High-level Semantic Feature Detection: A New Perspective for Pedestrian Detection (center and scale prediction)
April 2019
tl;dr: an anchor free method to directly predict the center and scale of pedestrian (single class) bounding boxes. It was heavily influenced by CornerNet but reformulate the object detection task to get rid of the data association problem.
The architecture is surprisingly simple. Previous methods require tedious config in windows or anchors. The method is less prone to occlusion of bbox as it predicts the center of amodal bbox directly. Also it only focuses on the binary classification problem. How to extend this to general object detection remains to be explored.
- Two classical ways to do object detection: sliding window, and anchor-based prediction in deep learning era.
- The previous methods couples where and how subproblems into a single one through the overall judgement of various scales of windows or anchors.
- Anchor-free object detection including CornerNet and TLL recently reached the SOTA. However both methods regresses to the corner instead of center point.
- The authors showed that using center is better than corner. It may be due to that regressing corners requires a large field of view (or maybe it does not require to see the full image to set the corner?).
- The aspect ratio is fixed at 0.41 for pedestrian. Only the height is annotated, and the width is generated automatically.
- Deconv after stage 5 to keep it 1/16 of original image.
- L-2 normalization to rescale feature maps before concatenation. (source) Alternatively, use a conv layer before concatenation (for scaling), such as is done in FPN.
- Log-average Miss Rate over False Positive Per Image ranging [0.01, 1]
$MR^{-2}$ KPI for pedestrian detection, at IoU=0.5 and 0.75. This is used in Caltech and Citypersons datasets. - Focal loss is used to tackle the extreme class imbalance problem.
- A (inverse-) gaussian mask surrounding the center of the object is used to weigh the contributions to loss of each pixels surrounding the positive pixel (center pixel), similar to CornerNet. For negative points very close to ground truth, the loss is weighted as 1-gaussian.
- Citypersons KPI divides object to reasonable, heavy, partial, bare, small, medium, large. This may be useful for vehicle detection as well.
- The general-purpose object detection and target-specific object detection have different requirements and leads to different SOTA architecture.
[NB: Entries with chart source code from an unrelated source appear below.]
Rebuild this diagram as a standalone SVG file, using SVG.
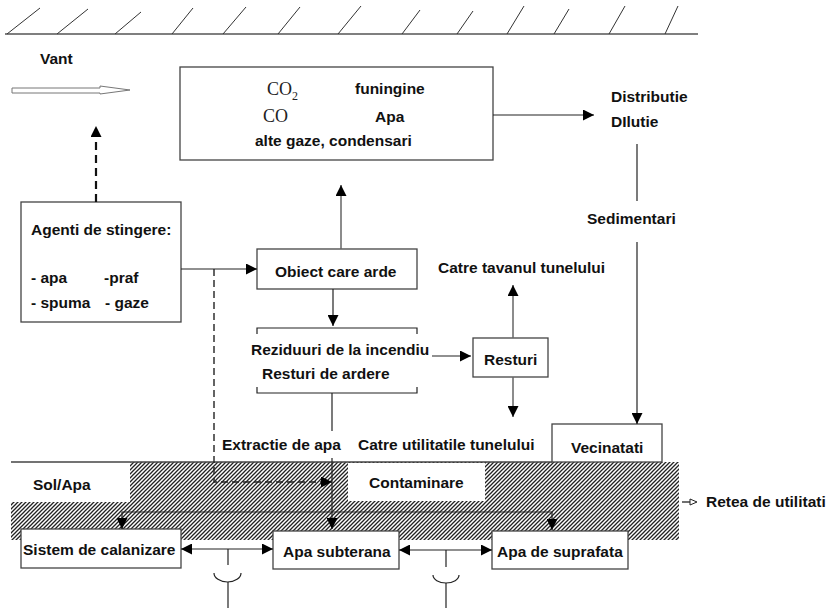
<svg xmlns="http://www.w3.org/2000/svg" width="839" height="608" viewBox="0 0 839 608">
<defs>
<style>
.t{font-family:"Liberation Sans",Arial,sans-serif;font-weight:bold;font-size:15.5px;fill:#111}
.s{font-family:"Liberation Serif","Times New Roman",serif;font-size:18px;fill:#222}
.box{fill:#fff;stroke:#444;stroke-width:1.3}
.ln{fill:none;stroke:#222;stroke-width:1.2}
.lg{fill:none;stroke:#666;stroke-width:1.5}
.dash{fill:none;stroke:#111;stroke-width:2.2;stroke-dasharray:8 5}
.dash2{fill:none;stroke:#222;stroke-width:1.4;stroke-dasharray:7 4}
.tick{stroke:#333;stroke-width:1}
</style>
<marker id="arr" viewBox="0 0 10 10" refX="10" refY="5" markerWidth="11" markerHeight="11" markerUnits="userSpaceOnUse" orient="auto"><path d="M0,0 L10,5 L0,10 z" fill="#000"/></marker>
<marker id="arrs" viewBox="0 0 10 10" refX="10" refY="5" markerWidth="11" markerHeight="11" markerUnits="userSpaceOnUse" orient="auto-start-reverse"><path d="M0,0 L10,5 L0,10 z" fill="#000"/></marker>
<marker id="arrb" viewBox="0 0 10 10" refX="10" refY="5" markerWidth="14" markerHeight="11" markerUnits="userSpaceOnUse" orient="auto"><path d="M0,0 L10,5 L0,10 z" fill="#000"/></marker>
<pattern id="hatch" patternUnits="userSpaceOnUse" width="4" height="4"><rect width="4" height="4" fill="#fff"/><path d="M-1,1 l2,-2 M0,4 l4,-4 M3,5 l2,-2" stroke="#222" stroke-width="1.3"/></pattern>
</defs>
<rect width="839" height="608" fill="#fff"/>

<g id="ceiling">
<line x1="5" y1="34" x2="698" y2="34" stroke="#555" stroke-width="1.5"/>
<line class="tick" x1="7" y1="34" x2="40" y2="8"/>
<line class="tick" x1="57" y1="34" x2="88" y2="9"/>
<line class="tick" x1="115" y1="34" x2="141" y2="12"/>
<line class="tick" x1="172" y1="34" x2="193" y2="8"/>
<line class="tick" x1="223" y1="34" x2="246" y2="7"/>
<line class="tick" x1="278" y1="34" x2="300" y2="7"/>
<line class="tick" x1="338" y1="34" x2="361" y2="6"/>
<line class="tick" x1="402" y1="34" x2="420" y2="10"/>
<line class="tick" x1="457" y1="34" x2="473" y2="11"/>
<line class="tick" x1="507" y1="34" x2="524" y2="6"/>
<line class="tick" x1="554" y1="34" x2="569" y2="9"/>
<line class="tick" x1="609" y1="34" x2="625" y2="6"/>
<line class="tick" x1="665" y1="34" x2="678" y2="6"/>
</g>

<g id="ground">
<path d="M130,462 H679 V540 H11 V502 H130 Z" fill="url(#hatch)"/>
<rect x="348" y="463" width="137" height="38" fill="#fff"/>
<line x1="11" y1="462" x2="552" y2="462" stroke="#444" stroke-width="1.3"/>
<text class="t" x="33" y="490">Sol/Apa</text>
<text class="t" x="369" y="488">Contaminare</text>
</g>

<g id="vant">
<text class="t" x="40" y="64">Vant</text>
<polygon points="12,88 100,88 100,86 130,90 100,94 100,93 12,93" fill="#fff" stroke="#777" stroke-width="1"/>
</g>

<g id="produse">
<rect class="box" x="180" y="67" width="313" height="93"/>
<text class="s" x="267" y="95">CO<tspan font-size="12" dy="5">2</tspan></text>
<text class="s" x="263" y="122">CO</text>
<text class="t" x="355" y="94">funingine</text>
<text class="t" x="375" y="122">Apa</text>
<text class="t" x="255" y="146">alte gaze, condensari</text>
</g>

<g id="distributie">
<text class="t" x="611" y="102">Distributie</text>
<text class="t" x="611" y="127">DIlutie</text>
</g>
<g id="sedimentari"><text class="t" x="587" y="224">Sedimentari</text></g>

<g id="agenti">
<rect class="box" x="21" y="202" width="160" height="120"/>
<text class="t" x="31" y="235">Agenti de stingere:</text>
<text class="t" x="31" y="283">- apa</text>
<text class="t" x="104" y="283">-praf</text>
<text class="t" x="31" y="308">- spuma</text>
<text class="t" x="105" y="308">- gaze</text>
</g>

<g id="obiect">
<rect class="box" x="257" y="249" width="160" height="40"/>
<text class="t" x="275" y="277">Obiect care arde</text>
</g>

<g id="reziduuri">
<path class="ln" d="M257,334 V328 H417 V334"/>
<path class="ln" d="M257,387 V393 H417 V387"/>
<text class="t" x="251" y="355">Reziduuri de la incendiu</text>
<text class="t" x="262" y="379">Resturi de ardere</text>
</g>

<g id="resturi">
<rect class="box" x="473" y="338" width="75" height="39"/>
<text class="t" x="484" y="365">Resturi</text>
</g>
<g id="tavan"><text class="t" x="438" y="273">Catre tavanul tunelului</text></g>
<g id="extractie"><text class="t" x="222" y="450">Extractie de apa</text></g>
<g id="utilitati"><text class="t" x="358" y="450">Catre utilitatile tunelului</text></g>

<g id="vecinatati">
<rect class="box" x="552" y="424" width="110" height="38"/>
<text class="t" x="571" y="453">Vecinatati</text>
</g>

<g id="retea">
<line x1="682" y1="502" x2="690" y2="502" stroke="#222" stroke-width="1.3"/>
<polygon points="690,499 690,505 697,502" fill="#fff" stroke="#222" stroke-width="1"/>
<text class="t" x="706" y="507">Retea de utilitati</text>
</g>

<g id="sistem">
<rect class="box" x="21" y="529" width="160" height="39"/>
<text class="t" x="23" y="555">Sistem de calanizare</text>
</g>
<g id="subterana">
<rect class="box" x="273" y="531" width="126" height="38"/>
<text class="t" x="283" y="557">Apa subterana</text>
</g>
<g id="suprafata">
<rect class="box" x="492" y="531" width="136" height="38"/>
<text class="t" x="497" y="557">Apa de suprafata</text>
</g>

<g id="connectors">
<line class="dash" x1="96" y1="202" x2="96" y2="126" marker-end="url(#arrb)"/>
<line class="ln" x1="493" y1="115" x2="594" y2="115" marker-end="url(#arr)"/>
<line class="ln" x1="637" y1="144" x2="637" y2="201"/>
<line class="ln" x1="637" y1="242" x2="637" y2="424" marker-end="url(#arr)"/>
<line class="ln" x1="181" y1="269" x2="257" y2="269" marker-end="url(#arr)"/>
<polyline class="dash2" points="214,269 214,482 332,482" marker-end="url(#arr)"/>
<line class="lg" x1="341" y1="249" x2="341" y2="185" marker-end="url(#arr)"/>
<line class="ln" x1="333" y1="289" x2="333" y2="326" marker-end="url(#arr)"/>
<line class="ln" x1="432" y1="356" x2="471" y2="356" marker-end="url(#arr)"/>
<line class="lg" x1="513" y1="338" x2="513" y2="285" marker-end="url(#arr)"/>
<line class="lg" x1="513" y1="377" x2="513" y2="417" marker-end="url(#arr)"/>
<line class="ln" x1="332" y1="393" x2="332" y2="431"/>
<line class="ln" x1="332" y1="458" x2="332" y2="529" marker-end="url(#arr)"/>
<path class="ln" d="M122,529 V512 H552 V530" marker-start="url(#arrs)" marker-end="url(#arr)"/>
<line class="ln" x1="181" y1="549" x2="273" y2="549" marker-start="url(#arrs)" marker-end="url(#arr)"/>
<line class="ln" x1="399" y1="550" x2="492" y2="550" marker-start="url(#arrs)" marker-end="url(#arr)"/>
<line class="ln" x1="228" y1="549" x2="228" y2="565"/>
<path class="ln" d="M214,573 A13.5,9 0 0 0 241,573"/>
<line class="ln" x1="228" y1="582" x2="228" y2="608"/>
<line class="ln" x1="446" y1="550" x2="446" y2="567"/>
<path class="ln" d="M433,575 A13,8 0 0 0 459,575"/>
<line class="ln" x1="446" y1="583" x2="446" y2="608"/>
</g>
</svg>
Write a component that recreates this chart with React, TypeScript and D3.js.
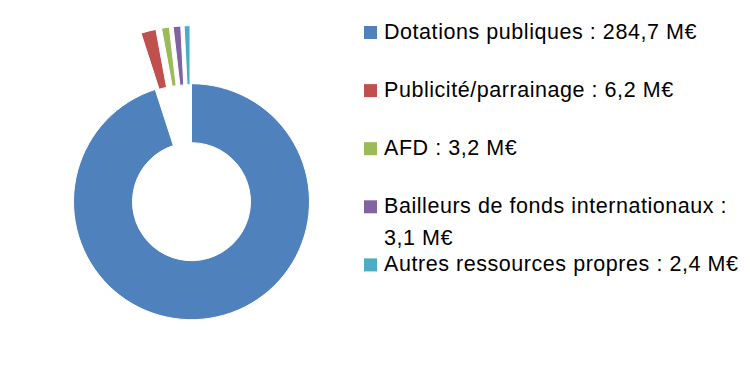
import React from "react";
import * as d3 from "d3";

const categories = [
  "Dotations publiques",
  "Publicité/parrainage",
  "AFD",
  "Bailleurs de fonds internationaux",
  "Autres ressources propres",
];
const values = [284.7, 6.2, 3.2, 3.1, 2.4];
const valueLabels = ["284,7 M€", "6,2 M€", "3,2 M€", "3,1 M€", "2,4 M€"];
const colors = ["#4F81BD", "#C0504D", "#9BBB59", "#8064A2", "#4BACC6"];
const exploded = [false, true, true, true, true];

const W = 750;
const H = 367;
const cx = 191.5;
const cy = 201.7;
const outerR = 118;
const innerR = 59;
const explodeDist = 58;

const FONT = "'Liberation Sans', Arial, sans-serif";

export default function App() {
  const data = categories.map((c, i) => ({ c, v: values[i], i }));
  const pie = d3
    .pie<{ c: string; v: number; i: number }>()
    .value((d) => d.v)
    .sort(null)
    .startAngle(0)
    .endAngle(2 * Math.PI);
  const arcs = pie(data);
  const arc = d3
    .arc<d3.PieArcDatum<{ c: string; v: number; i: number }>>()
    .innerRadius(innerR)
    .outerRadius(outerR);

  const legendX = 364;
  const legendTop = 39;
  const legendStep = 58.1;
  const lineH = 31.6;
  const sq = 13;

  return (
    <svg
      width={W}
      height={H}
      style={{ position: "absolute", left: 0, top: 0, background: "#fff" }}
    >
      <g transform={`translate(${cx},${cy})`}>
        {arcs.map((a, i) => {
          const mid = (a.startAngle + a.endAngle) / 2;
          const d = exploded[i] ? explodeDist : 0;
          const tx = Math.sin(mid) * d;
          const ty = -Math.cos(mid) * d;
          return (
            <path
              key={i}
              d={arc(a) || ""}
              transform={`translate(${tx},${ty})`}
              fill={colors[i]}
              stroke="#fff"
              strokeWidth={1}
            />
          );
        })}
      </g>
      <g fontFamily={FONT} fontSize={21.5} fill="#000" letterSpacing={0.55}>
        {categories.map((c, i) => {
          const y = legendTop + i * legendStep;
          const wrap = c.length > 28;
          return (
            <g key={i}>
              <rect
                x={legendX}
                y={y - 13}
                width={sq}
                height={sq}
                fill={colors[i]}
              />
              {wrap ? (
                <text x={legendX + 20} y={y}>
                  <tspan x={legendX + 20} y={y}>{`${c} :`}</tspan>
                  <tspan x={legendX + 20} y={y + lineH}>
                    {valueLabels[i]}
                  </tspan>
                </text>
              ) : (
                <text x={legendX + 20} y={y}>{`${c} : ${valueLabels[i]}`}</text>
              )}
            </g>
          );
        })}
      </g>
    </svg>
  );
}
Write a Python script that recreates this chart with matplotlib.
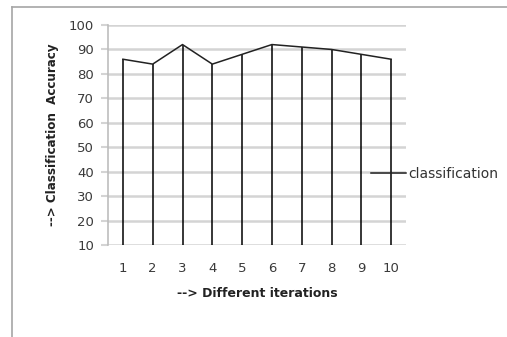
import numpy as np
import matplotlib.pyplot as plt
from matplotlib.lines import Line2D

iterations = [1, 2, 3, 4, 5, 6, 7, 8, 9, 10]
accuracy = [86, 84, 92, 84, 88, 92, 91, 90, 88, 86]
y_ticks = [10, 20, 30, 40, 50, 60, 70, 80, 90, 100]

W, H = 507, 337
fig = plt.figure(figsize=(W / 100, H / 100), dpi=100)
fig.patch.set_facecolor('white')

# frame of the chart (only top and left visible in the crop)
fig.add_artist(Line2D([12 / W, 12 / W], [0, 1 - 7 / H], color='#a6a6a6', lw=1.2))
fig.add_artist(Line2D([12 / W, 1], [1 - 7 / H, 1 - 7 / H], color='#a6a6a6', lw=1.2))

ax = fig.add_axes([108 / W, 1 - 245 / H, 298 / W, 220 / H])
grid_c = '#d4d4d4'
for v in y_ticks:
    ax.axhline(v, color=grid_c, lw=1.8, zorder=1)

ax.vlines(iterations, 10, accuracy, color='black', lw=1.1, zorder=3)
ax.plot(iterations, accuracy, color='#222222', lw=1.1, zorder=4, label='classification')

ax.set_xlim(0.5, 10.5)
ax.set_ylim(10, 100)
ax.set_yticks(y_ticks)
ax.set_xticks(iterations)
for s in ['top', 'right', 'bottom']:
    ax.spines[s].set_visible(False)
ax.spines['left'].set_color('#bdbdbd')
ax.spines['left'].set_linewidth(1.2)
ax.tick_params(axis='y', length=5, color=grid_c, width=1.5, labelsize=9.5,
               labelcolor='#3a3a3a', pad=5)
ax.tick_params(axis='x', length=0, labelsize=9.5, labelcolor='#3a3a3a', pad=12)

ax.set_xlabel('--> Different iterations', fontsize=9, fontweight='bold',
              color='#222222', labelpad=9)
fig.text(53 / W, 1 - 135 / H, '--> Classification  Accuracy', rotation=90,
         ha='center', va='center', fontsize=9.5, fontweight='bold',
         color='#222222', fontstretch='condensed')

ax.legend(loc='center left', bbox_to_anchor=(0.84, 0.325), frameon=False,
          fontsize=10, handlelength=2.5, handletextpad=0.2,
          labelcolor='#333333')

fig.savefig('out.png', dpi=100)
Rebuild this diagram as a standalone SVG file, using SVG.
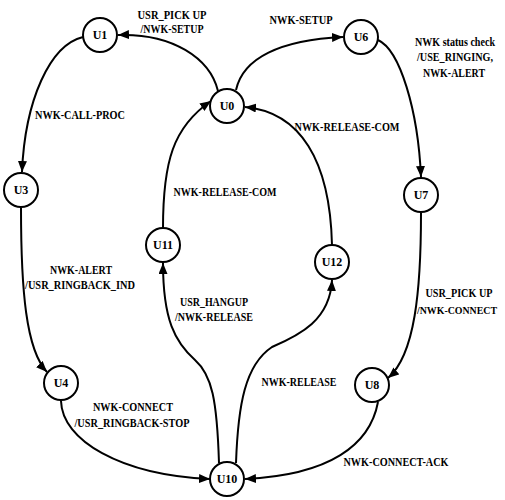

The general purpose object detection has to accommodate wide range of sizes and aspect ratios, but special purpose ones require fast inference time (pedestrian detection, etc) but appearances of objects may be limited.
- RepLoss and OR-CNN to tackle occluded pedestrian detection in crowded scene.
- The paper did not offer a compelling explanation why center is better than corners for object detection. However in order to predict the center of an object it must see the whole object and thus is more robust to occlusion.